MATERIAL PROVIDED —

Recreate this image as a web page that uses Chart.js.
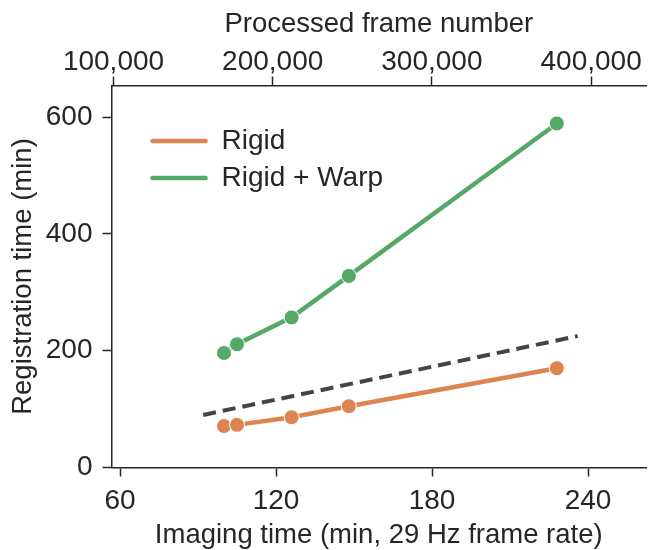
<!DOCTYPE html>
<html>
<head>
<meta charset="utf-8">
<script src="https://cdn.jsdelivr.net/npm/chart.js@4"></script>
<style>
  html, body { margin: 0; padding: 0; background: #fff; }
</style>
</head>
<body>
<canvas id="chart" width="648" height="550"></canvas>
<script>
// imaging time (min) of each run, and registration time (min) per method
const imagingMin = [100, 105, 126, 148, 228];
const rigidTime = [71, 73, 86, 105, 170];
const warpTime = [196, 211, 257, 328, 589];
// dashed reference line
const refMin = [92, 236];
const refTime = [90, 225];
const seriesLabels = ['Rigid', 'Rigid + Warp'];
const xTicks = [60, 120, 180, 240];
const frameTicks = [100000, 200000, 300000, 400000];
const yTicks = [0, 200, 400, 600];

const ink = '#262626';
const family = '"Liberation Sans", Arial, sans-serif';
const pts = (xs, ys) => xs.map((x, i) => ({ x: x, y: ys[i] }));
const fixTicks = vals => scale => { scale.ticks = vals.map(v => ({ value: v })); };

// legend drawn inside the plot, top-left, lines only
const legendInside = {
    id: 'legendInside',
    afterDatasetsDraw(chart) {
        const ctx = chart.ctx;
        const { left, top } = chart.chartArea;
        chart.data.datasets.filter(ds => ds.label).forEach((ds, i) => {
            const y = top + 55.5 + i * 37;
            ctx.save();
            ctx.strokeStyle = ds.borderColor;
            ctx.lineWidth = 4.5;
            ctx.lineCap = 'round';
            ctx.beginPath();
            ctx.moveTo(left + 41, y);
            ctx.lineTo(left + 94, y);
            ctx.stroke();
            ctx.fillStyle = ink;
            ctx.font = '28px ' + family;
            ctx.textBaseline = 'middle';
            ctx.fillText(ds.label, left + 110, y);
            ctx.restore();
        });
    }
};

const axisCommon = {
    grid: { drawOnChartArea: false, tickLength: 9, tickColor: ink, tickWidth: 1.5 },
    border: { color: ink, width: 1.5 }
};

new Chart(document.getElementById('chart'), {
    type: 'line',
    data: {
        datasets: [
            {
                label: '',
                data: pts(refMin, refTime),
                borderColor: '#444444',
                borderWidth: 4,
                borderDash: [13, 7],
                pointRadius: 0
            },
            {
                label: seriesLabels[0],
                data: pts(imagingMin, rigidTime),
                borderColor: '#dd8452',
                backgroundColor: '#dd8452',
                borderWidth: 4.5,
                pointRadius: 7.5,
                pointBorderColor: '#ffffff',
                pointBorderWidth: 1,
                pointBackgroundColor: '#dd8452'
            },
            {
                label: seriesLabels[1],
                data: pts(imagingMin, warpTime),
                borderColor: '#55a868',
                backgroundColor: '#55a868',
                borderWidth: 4.5,
                pointRadius: 7.5,
                pointBorderColor: '#ffffff',
                pointBorderWidth: 1,
                pointBackgroundColor: '#55a868'
            }
        ]
    },
    options: {
        responsive: false,
        animation: false,
        layout: { autoPadding: false, padding: { left: 0, right: 2, top: 0, bottom: 0 } },
        plugins: { legend: { display: false }, tooltip: { enabled: false } },
        scales: {
            x: {
                type: 'linear', position: 'bottom', min: 56.73, max: 262.3,
                afterBuildTicks: fixTicks(xTicks),
                afterFit: s => { s.height = 82.5; },
                ...axisCommon,
                ticks: { color: ink, font: { size: 28, family: family }, padding: 8, maxRotation: 0 },
                title: { display: true, text: 'Imaging time (min, 29 Hz frame rate)', color: ink,
                         font: { size: 27.5, family: family }, padding: { top: 0, bottom: -1.5 } }
            },
            x2: {
                type: 'linear', position: 'top', min: 98744, max: 434485,
                afterBuildTicks: fixTicks(frameTicks),
                afterFit: s => { s.height = 85.5; },
                ...axisCommon,
                ticks: { color: ink, font: { size: 28, family: family }, padding: -3, maxRotation: 0,
                         callback: v => v.toLocaleString('en-US') },
                title: { display: true, text: 'Processed frame number', color: ink,
                         font: { size: 27.5, family: family }, padding: { top: 7.5, bottom: 0 } }
            },
            y: {
                type: 'linear', min: 0, max: 654,
                afterBuildTicks: fixTicks(yTicks),
                afterFit: s => { s.width = 111.5; },
                ...axisCommon,
                ticks: { color: ink, font: { size: 28, family: family }, padding: 10 },
                title: { display: true, text: 'Registration time (min)', color: ink,
                         font: { size: 27.5, family: family }, padding: { top: 6.5, bottom: 0 } }
            }
        }
    },
    plugins: [legendInside]
});
</script>
</body>
</html>
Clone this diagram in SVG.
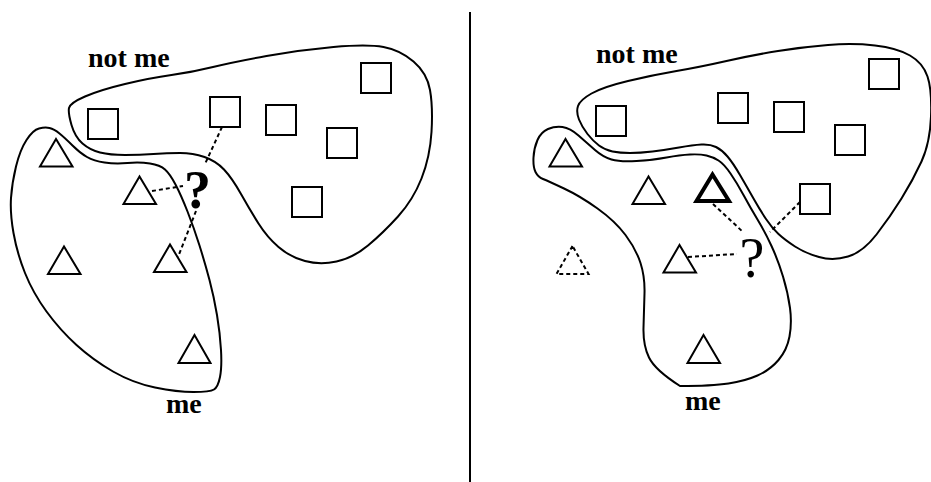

WHAT IS REQUIRED —
Go back to the entries above and restate word for word every line from the first through the one that contains "const fixTicks = vals", leaving the pictures behind.

THE OUTPUT —
Recreate this image as a web page that uses Chart.js.
<!DOCTYPE html>
<html>
<head>
<meta charset="utf-8">
<script src="https://cdn.jsdelivr.net/npm/chart.js@4"></script>
<style>
  html, body { margin: 0; padding: 0; background: #fff; }
</style>
</head>
<body>
<canvas id="chart" width="648" height="550"></canvas>
<script>
// imaging time (min) of each run, and registration time (min) per method
const imagingMin = [100, 105, 126, 148, 228];
const rigidTime = [71, 73, 86, 105, 170];
const warpTime = [196, 211, 257, 328, 589];
// dashed reference line
const refMin = [92, 236];
const refTime = [90, 225];
const seriesLabels = ['Rigid', 'Rigid + Warp'];
const xTicks = [60, 120, 180, 240];
const frameTicks = [100000, 200000, 300000, 400000];
const yTicks = [0, 200, 400, 600];

const ink = '#262626';
const family = '"Liberation Sans", Arial, sans-serif';
const pts = (xs, ys) => xs.map((x, i) => ({ x: x, y: ys[i] }));
const fixTicks = vals => scale => { scale.ticks = vals.map(v => ({ value: v })); };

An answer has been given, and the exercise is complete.